Después, si alguien denuncia, como hace Vox, la duplicidad del gasto en las administraciones, y quiere cargarse el estado de las autonomías, pues quizá tenga razón. Pero a eso se contesta, desde la izquierda, con la propuesta limpia y olímpica de: “República Federal”, y no se abunda en el patrioterismo “constitucionalista”, máxime cuando la Constitución del 78 no fue otra cosa que blanqueo del franquismo y el enterramiento cómplice del derecho natural a elegir “república”. Un birlibirloque en el que Santiago Carrillo y el ignoto PSOE de entonces participaron culposamente.

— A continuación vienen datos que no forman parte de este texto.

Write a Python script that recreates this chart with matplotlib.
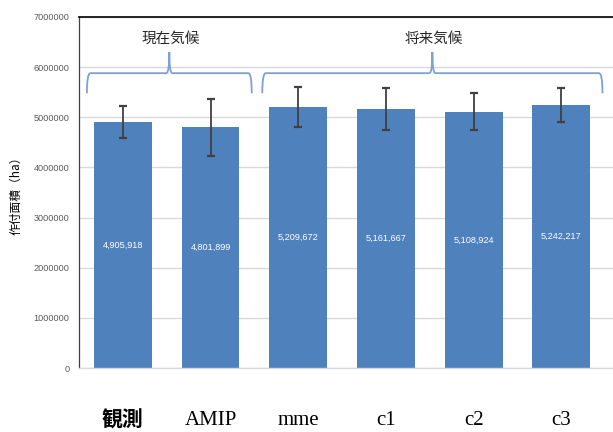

Y dos cosas más para terminar suavemente: si alguien propone corregir la ley de prevención de la violencia de género con la etiqueta “violencia intrafamiliar”, quizá lleve razón, y habrá que dársela sin dejar por ello de escrutar la violencia sobre las mujeres y continuar promoviendo la igualdad. Y si un programa arranca con el axioma “Tarjeta sanitaria única” -un mandamiento de la ley del dios izquierdista- no cabe otra cosa que añadirle lo de “universal”. Y así es como se afronta la acción de un adversario, pues los dragones no existen y en este mundo no hay otro demonio que la precariedad.
Señores adversarios en el juego político, personas de Vox, confío en llevar razón en el análisis, y que en el futuro político que se cierne sobre todos, ustedes contribuyan a despejar con su acción el miedo cerval de la demagogia.